MIX.co.id - Lebih dari 50% PDB (Pendapatan Domestik Bruto) global bergantung pada sumber daya alam. Namun, dunia menghadapi ancaman kepunahan lebih dari 1 juta spesies dan penurunan 73% populasi satwa liar dalam 50 tahun terakhir akibat perubahan iklim dan degradasi habitat. Asia Tenggara, yang menyimpan 15% hutan tropis dunia dan hampir 20% spesies tumbuhan dan hewan global, berada pada risiko tinggi, dengan potensi kepunahan regional hingga 50% spesies terestrial pada 2100, mengancam 63% PDB Asia-Pasifik.
Berangkat dari fakta tentang krisis global yang mengancam biodiversitas itu, AI SEA 2025 hadir sebagai panggung inovasi untuk menjawab tantangan lingkungan dan ekonomi di Asia Tenggara. Mengusung tema "Smarter Tech, Sustainable Future”, AI SEA 2025 diselenggarakan pada 8–9 Juni 2025 di Prime Plaza Hotel, Bali.
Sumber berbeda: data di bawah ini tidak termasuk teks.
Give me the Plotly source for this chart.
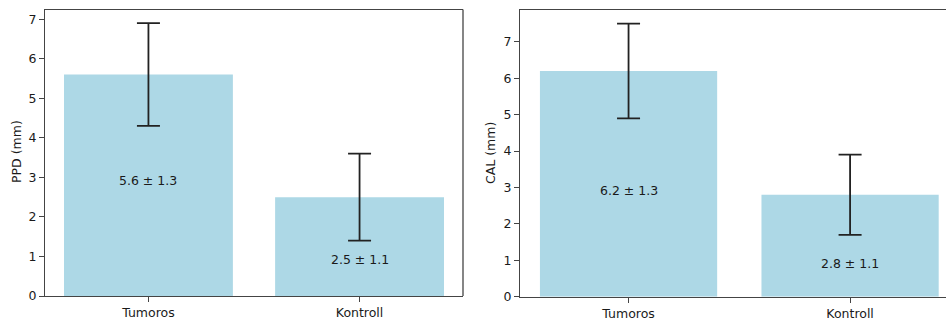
import plotly.graph_objects as go

categories = ["Tumoros", "Kontroll"]
ppd_mean = [5.6, 2.5]
ppd_sd = [1.3, 1.1]
cal_mean = [6.2, 2.8]
cal_sd = [1.3, 1.1]
ppd_label_y = [2.93, 0.93]
cal_label_y = [2.91, 0.92]
ppd_ticks = [0, 1, 2, 3, 4, 5, 6, 7]
cal_ticks = [0, 1, 2, 3, 4, 5, 6, 7]

FONT = "DejaVu Sans"
BAR = "#add8e6"
TXT = "#1a1a1a"
LINE = "#444444"

fig = go.Figure()
for means, sds, xa, ya in [(ppd_mean, ppd_sd, "x", "y"), (cal_mean, cal_sd, "x2", "y2")]:
    fig.add_trace(go.Bar(
        x=list(range(len(categories))), y=means, width=0.8,
        marker=dict(color=BAR, line=dict(width=0)),
        error_y=dict(type="data", array=sds, visible=True, color="#222222", thickness=1.8, width=11.5),
        xaxis=xa, yaxis=ya, showlegend=False, hoverinfo="skip",
    ))

annotations = []
for means, sds, ly, xa, ya in [(ppd_mean, ppd_sd, ppd_label_y, "x", "y"), (cal_mean, cal_sd, cal_label_y, "x2", "y2")]:
    for i, (m, s, y) in enumerate(zip(means, sds, ly)):
        annotations.append(dict(x=i, y=y, xref=xa, yref=ya, text=f"{m} ± {s}", showarrow=False,
                                font=dict(family=FONT, size=12.5, color=TXT)))

annotations.append(dict(x=16/946, y=(322-152)/322, xref="paper", yref="paper", text="PPD (mm)",
                        textangle=-90, showarrow=False, xanchor="center", yanchor="middle",
                        font=dict(family=FONT, size=12.5, color=TXT)))
annotations.append(dict(x=491/946, y=(322-153)/322, xref="paper", yref="paper", text="CAL (mm)",
                        textangle=-90, showarrow=False, xanchor="center", yanchor="middle",
                        font=dict(family=FONT, size=12.5, color=TXT)))

common_x = dict(tickmode="array", tickvals=[0, 1], ticktext=categories, showline=True, mirror=True,
                linecolor=LINE, linewidth=1.3, ticks="outside", ticklen=5, tickcolor=LINE,
                showgrid=False, zeroline=False, automargin=False,
                tickfont=dict(family=FONT, size=12.5, color=TXT))
common_y = dict(tickmode="array", showline=True, mirror=False, linecolor=LINE, linewidth=1.3,
                ticks="outside", ticklen=5, tickcolor=LINE, showgrid=False, zeroline=False,
                automargin=False, tickfont=dict(family=FONT, size=12.5, color=TXT))

fig.update_layout(
    width=946, height=322, margin=dict(l=0, r=0, t=0, b=0),
    paper_bgcolor="white", plot_bgcolor="white",
    xaxis=dict(domain=[45/946, 463/946], range=[-0.49, 1.49], anchor="y", **common_x),
    yaxis=dict(domain=[(322-296)/322, (322-9.5)/322], range=[0, 7.245], tickvals=ppd_ticks, anchor="x", **common_y),
    xaxis2=dict(domain=[520/946, 1.0], range=[-0.49, 1.433], anchor="y2", **common_x),
    yaxis2=dict(domain=[(322-296.7)/322, (322-10)/322], range=[0, 7.875], tickvals=cal_ticks, anchor="x2", **common_y),
    annotations=annotations,
)
# the right frame of the second panel is cut off in the reference; draw a right border only for the first
fig.add_shape(type="line", xref="paper", yref="paper", x0=463/946, x1=463/946,
              y0=(322-296)/322, y1=(322-9.5)/322, line=dict(color=LINE, width=1.3))

fig.write_html("out.html")
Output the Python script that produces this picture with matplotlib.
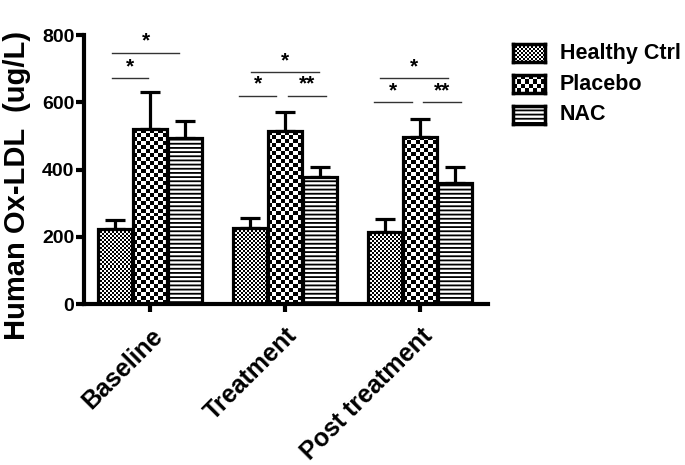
import numpy as np
import matplotlib
matplotlib.use('Agg')
import matplotlib.pyplot as plt
from matplotlib.patches import Rectangle

plt.rcParams['font.family'] = ['Liberation Sans', 'DejaVu Sans']
plt.rcParams['font.weight'] = 'bold'
plt.rcParams['hatch.linewidth'] = 1.3

groups = ['Baseline', 'Treatment', 'Post treatment']
series = ['Healthy Ctrl', 'Placebo', 'NAC']
healthy = [223, 226, 214]
placebo = [520, 514, 498]
nac = [494, 378, 360]
healthy_err = [27, 30, 39]
placebo_err = [110, 57, 53]
nac_err = [50, 29, 47]
yticks = [0, 200, 400, 600, 800]

# significance marks: (group, start offset, end offset, height, label)
sig = [(0, -0.28, 0.215, 747, '*'), (0, -0.28, -0.015, 672, '*'),
       (1, -0.25, 0.25, 690, '*'), (1, -0.34, -0.067, 619, '*'), (1, 0.02, 0.30, 619, '**'),
       (2, -0.296, 0.207, 672, '*'), (2, -0.34, -0.06, 601, '*'), (2, 0.02, 0.30, 601, '**')]


def checker(nx, ny):
    return np.indices((ny, nx)).sum(axis=0) % 2


fig = plt.figure(figsize=(6.85, 4.65), dpi=100)
ax = fig.add_axes([0.1226, 0.3462, 0.59, 0.5785])
xlim = (-0.49, 2.504)
ax.set_xlim(*xlim)
ax.set_ylim(0, 800)

x = np.arange(len(groups))
w = 0.25
offs = [-0.26, 0.0, 0.26]
data = [healthy, placebo, nac]
errs = [healthy_err, placebo_err, nac_err]
cells = [2, 4, None]

for i in range(3):
    bars = ax.bar(x + offs[i], data[i], w, facecolor='white',
                  edgecolor='black', linewidth=2.3, zorder=3,
                  hatch='----' if cells[i] is None else None)
    ax.errorbar(x + offs[i], data[i], yerr=[np.zeros(3), errs[i]], fmt='none',
                ecolor='black', elinewidth=2.3, capsize=7, capthick=2.3, zorder=2)
    if cells[i]:
        for b in bars:
            b.set_facecolor('none')
            x0, x1 = b.get_x(), b.get_x() + b.get_width()
            h = b.get_height()
            p = ax.transData.transform([[x0, 0], [x1, h]])
            nx = max(1, int(round((p[1, 0] - p[0, 0]) / cells[i])))
            ny = max(1, int(round((p[1, 1] - p[0, 1]) / cells[i])))
            ax.imshow(checker(nx, ny), extent=(x0, x1, 0, h), cmap='gray',
                      interpolation='nearest', aspect='auto', zorder=2.5)

ax.set_xlim(*xlim)
ax.set_ylim(0, 800)

for g, a, b, yy, lab in sig:
    ax.plot([g + a, g + b], [yy, yy], color='#333333', lw=1, clip_on=False)
    ax.text(g + (a + b) / 2, yy + 6, lab, ha='center', va='bottom', fontsize=15,
            fontweight='bold')

for s in ['top', 'right']:
    ax.spines[s].set_visible(False)
for s in ['left', 'bottom']:
    ax.spines[s].set_linewidth(3)

ax.set_yticks(yticks)
ax.set_yticklabels([str(v) for v in yticks], fontsize=14, fontweight='bold')
ax.tick_params(axis='y', length=6, width=3, pad=1)
ax.set_xticks(x)
ax.set_xticklabels(groups, rotation=45, ha='right', rotation_mode='anchor',
                   fontsize=18, fontweight='bold')
ax.tick_params(axis='x', length=6, width=3, pad=8)
fig.text(17 / 685, 1 - 185 / 465, 'Human Ox-LDL  (ug/L)', rotation=90, ha='center',
         va='center', fontsize=21, fontweight='bold')

# legend drawn by hand so the checker swatches match the bars
rows = [53, 84, 115]
for i in range(3):
    cy = 1 - rows[i] / 465
    sa = fig.add_axes([513 / 685, cy - 9 / 465, 32 / 685, 18 / 465])
    sa.set_xticks([])
    sa.set_yticks([])
    for sp in sa.spines.values():
        sp.set_linewidth(2.5)
    if cells[i]:
        n = 32 // cells[i]
        sa.imshow(checker(n, 18 // cells[i]), cmap='gray', interpolation='nearest', aspect='auto')
    else:
        sa.add_patch(Rectangle((0, 0), 1, 1, facecolor='white', edgecolor='black',
                               hatch='----', lw=0))
    fig.text(560 / 685, cy, series[i], ha='left', va='center', fontsize=15.5, fontweight='bold')

fig.savefig('out.png', dpi=100)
Program tersebut merupakan kolaborasi RegPac Revolution dan Slash, dua pelopor pertumbuhan bisnis dan inovasi digital di kawasan ini.
Konferensi ini menggali potensi kecerdasan buatan (AI) dan blockchain untuk mentransformasi industri, melindungi keanekaragaman hayati, serta mendorong keberlanjutan dan inklusi. Dari pengelolaan sumber daya alam hingga keuangan inklusif, acara ini mempertemukan startup AI, investor, pengembang teknologi, pembuat kebijakan, dan aktivis lingkungan untuk berdiskusi dan merancang solusi konkret yang menyeimbangkan inovasi dengan tanggung jawab ekologi.
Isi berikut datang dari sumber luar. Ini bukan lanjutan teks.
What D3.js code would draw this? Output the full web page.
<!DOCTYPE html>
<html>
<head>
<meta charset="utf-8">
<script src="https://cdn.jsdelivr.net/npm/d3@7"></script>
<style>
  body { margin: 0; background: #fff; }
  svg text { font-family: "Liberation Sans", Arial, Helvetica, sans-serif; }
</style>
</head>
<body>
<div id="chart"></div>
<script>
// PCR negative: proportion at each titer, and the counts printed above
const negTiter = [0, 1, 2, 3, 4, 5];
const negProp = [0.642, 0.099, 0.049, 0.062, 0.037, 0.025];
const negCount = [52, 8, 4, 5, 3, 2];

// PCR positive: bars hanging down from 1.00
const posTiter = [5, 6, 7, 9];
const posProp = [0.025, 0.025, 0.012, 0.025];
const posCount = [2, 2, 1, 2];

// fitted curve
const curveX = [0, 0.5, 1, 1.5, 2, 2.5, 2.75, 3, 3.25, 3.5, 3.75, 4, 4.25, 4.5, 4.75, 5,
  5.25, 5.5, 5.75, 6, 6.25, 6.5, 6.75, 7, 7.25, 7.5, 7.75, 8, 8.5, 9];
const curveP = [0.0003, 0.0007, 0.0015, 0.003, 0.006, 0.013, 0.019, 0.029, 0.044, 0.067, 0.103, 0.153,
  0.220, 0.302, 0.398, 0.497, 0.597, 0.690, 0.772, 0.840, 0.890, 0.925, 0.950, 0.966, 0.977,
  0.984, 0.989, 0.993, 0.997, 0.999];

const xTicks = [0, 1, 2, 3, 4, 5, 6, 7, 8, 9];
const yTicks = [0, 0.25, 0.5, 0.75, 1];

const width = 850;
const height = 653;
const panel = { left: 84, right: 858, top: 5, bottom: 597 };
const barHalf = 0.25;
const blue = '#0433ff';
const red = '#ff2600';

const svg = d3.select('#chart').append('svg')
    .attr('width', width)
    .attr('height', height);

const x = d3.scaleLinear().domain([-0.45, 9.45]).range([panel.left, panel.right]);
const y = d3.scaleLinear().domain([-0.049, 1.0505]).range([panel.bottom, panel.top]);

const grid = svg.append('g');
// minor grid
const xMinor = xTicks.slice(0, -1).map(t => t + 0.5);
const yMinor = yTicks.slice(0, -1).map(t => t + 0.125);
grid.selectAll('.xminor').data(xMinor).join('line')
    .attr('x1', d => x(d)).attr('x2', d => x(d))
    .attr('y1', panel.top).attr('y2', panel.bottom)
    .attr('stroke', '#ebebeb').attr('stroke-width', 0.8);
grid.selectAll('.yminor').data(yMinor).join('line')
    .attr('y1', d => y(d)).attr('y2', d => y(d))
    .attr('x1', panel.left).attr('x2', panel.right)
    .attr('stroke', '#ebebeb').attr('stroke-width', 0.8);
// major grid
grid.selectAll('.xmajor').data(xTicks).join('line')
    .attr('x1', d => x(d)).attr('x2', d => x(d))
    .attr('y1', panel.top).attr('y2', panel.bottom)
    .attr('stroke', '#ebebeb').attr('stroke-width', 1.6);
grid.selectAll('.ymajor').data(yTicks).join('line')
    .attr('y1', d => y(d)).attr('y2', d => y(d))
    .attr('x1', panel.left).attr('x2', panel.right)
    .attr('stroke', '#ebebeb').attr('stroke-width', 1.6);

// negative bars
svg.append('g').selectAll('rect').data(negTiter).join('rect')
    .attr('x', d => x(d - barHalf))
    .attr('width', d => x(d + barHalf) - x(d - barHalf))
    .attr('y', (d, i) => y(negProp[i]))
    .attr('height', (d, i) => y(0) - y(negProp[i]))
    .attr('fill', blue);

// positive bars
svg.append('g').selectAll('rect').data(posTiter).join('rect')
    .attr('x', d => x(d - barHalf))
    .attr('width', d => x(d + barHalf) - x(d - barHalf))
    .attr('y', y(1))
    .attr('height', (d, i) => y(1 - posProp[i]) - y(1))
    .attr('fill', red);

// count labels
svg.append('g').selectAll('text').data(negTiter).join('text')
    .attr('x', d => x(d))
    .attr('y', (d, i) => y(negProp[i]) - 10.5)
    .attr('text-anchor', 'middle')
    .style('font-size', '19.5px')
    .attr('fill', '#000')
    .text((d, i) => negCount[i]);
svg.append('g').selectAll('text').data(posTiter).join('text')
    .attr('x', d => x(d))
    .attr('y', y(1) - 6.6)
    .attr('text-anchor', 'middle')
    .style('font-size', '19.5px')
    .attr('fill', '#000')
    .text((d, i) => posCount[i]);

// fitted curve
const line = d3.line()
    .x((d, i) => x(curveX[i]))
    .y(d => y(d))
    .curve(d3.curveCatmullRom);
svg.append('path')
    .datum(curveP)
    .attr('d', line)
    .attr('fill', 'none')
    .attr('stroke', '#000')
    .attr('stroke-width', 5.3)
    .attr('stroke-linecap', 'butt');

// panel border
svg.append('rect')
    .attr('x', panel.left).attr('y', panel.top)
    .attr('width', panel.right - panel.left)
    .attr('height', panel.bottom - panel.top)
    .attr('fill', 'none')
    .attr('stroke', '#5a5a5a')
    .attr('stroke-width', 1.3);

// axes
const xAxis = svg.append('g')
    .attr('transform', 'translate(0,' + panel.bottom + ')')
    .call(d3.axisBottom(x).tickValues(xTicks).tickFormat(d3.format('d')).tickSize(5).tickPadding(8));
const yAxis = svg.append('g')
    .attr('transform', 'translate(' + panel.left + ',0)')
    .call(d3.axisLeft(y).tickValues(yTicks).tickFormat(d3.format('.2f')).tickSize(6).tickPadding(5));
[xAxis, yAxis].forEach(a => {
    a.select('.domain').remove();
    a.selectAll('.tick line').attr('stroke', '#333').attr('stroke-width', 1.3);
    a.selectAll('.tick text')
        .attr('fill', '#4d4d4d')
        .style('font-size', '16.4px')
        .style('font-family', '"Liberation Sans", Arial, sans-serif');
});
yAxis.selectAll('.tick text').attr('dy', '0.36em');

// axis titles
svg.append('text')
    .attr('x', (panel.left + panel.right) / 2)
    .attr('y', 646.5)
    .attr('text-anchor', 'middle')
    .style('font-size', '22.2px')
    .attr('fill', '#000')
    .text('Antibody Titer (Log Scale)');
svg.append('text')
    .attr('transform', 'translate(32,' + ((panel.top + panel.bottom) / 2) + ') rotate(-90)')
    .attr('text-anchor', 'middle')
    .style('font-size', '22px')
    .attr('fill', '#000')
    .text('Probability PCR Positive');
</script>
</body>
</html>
"Kecerdasan Buatan dapat menjadi cerminan suara Bumi, namun aksi nyata untuk melindungi dan melestarikannya adalah tanggung jawab fundamental kita sebagai manusia," tandas Thilma Komaling, Aktivis Teknologi dan Kelestarian Lingkungan.
Lebih jauh ia mengatakan, di tengah dinamika Asia Tenggara, pertemuan para pemangku kepentingan, termasuk pencipta teknologi, professional, dan grup advokasi di AI SEA 2025 ini menjadi titik tolak penting bagi misi eksistensial yang mendesak untuk masa depan yang berkelanjutan.
Program ini juga menyoroti potensi besar AI dan alat digital untuk menciptakan perubahan positif di seluruh wilayah. Marc Gamet, CEO Slash, mengimbuhkan, "Sebagai perusahaan yang bergerak di layanan GenAi, Slash melihat betapa besar AI dan alat digital dapat mengubah segala sesuatu menjadi lebih baik. Acara ini tentang memanfaatkan kekuatan tersebut secara positif dan menampilkan keterampilan serta peluang luar biasa yang ada di Asia Tenggara."
Sementara itu, kekayaan budaya dan alam Bali sekarang kian berkembang sebagai pusat teknologi, sehingga menjadikannya sebagai tempat ideal untuk diskusi tentang biodiversitas dan keberlanjutan yang menyelaraskan teknologi dengan prioritas ekologi kawasan ini.
Selama dua hari penyelenggaraan, program ini memiliki sejumlah agenda, antara lain jamuan makan malam untuk berjejaring mempertemukan mitra dan pembicara untuk membuka KTT; diskusi panel tentang transformasi sektor tradisional, penskalaan AI di pasar berkembang, dan keseimbangan antara inovasi untuk menjaga biodiversitas di wilayah Asia Tenggara; diskusi mengenai inklusi keuangan melalui AI dan blockchain, keamanan LLM, serta strategi bisnis; sesi unconference di mana peserta membentuk dialog secara langsung; dan pameran proyek inovatif dan peluang jejaring yang luas.
Adapun tema utama yang dihadirkan pada konferensi kali ini adalah AI Inklusif, yang menekankan dukungan untuk beragam bahasa dan akses offline bagi semua pengguna; Tata Kelola yang Bertanggung Jawab, yang berfokus pada transparansi, keadilan, dan privasi dalam penerapan AI; serta Solusi Berkelanjutan, yang menyoroti bagaimana teknologi dapat melindungi keanekaragaman hayati dan mendorong pertumbuhan hijau.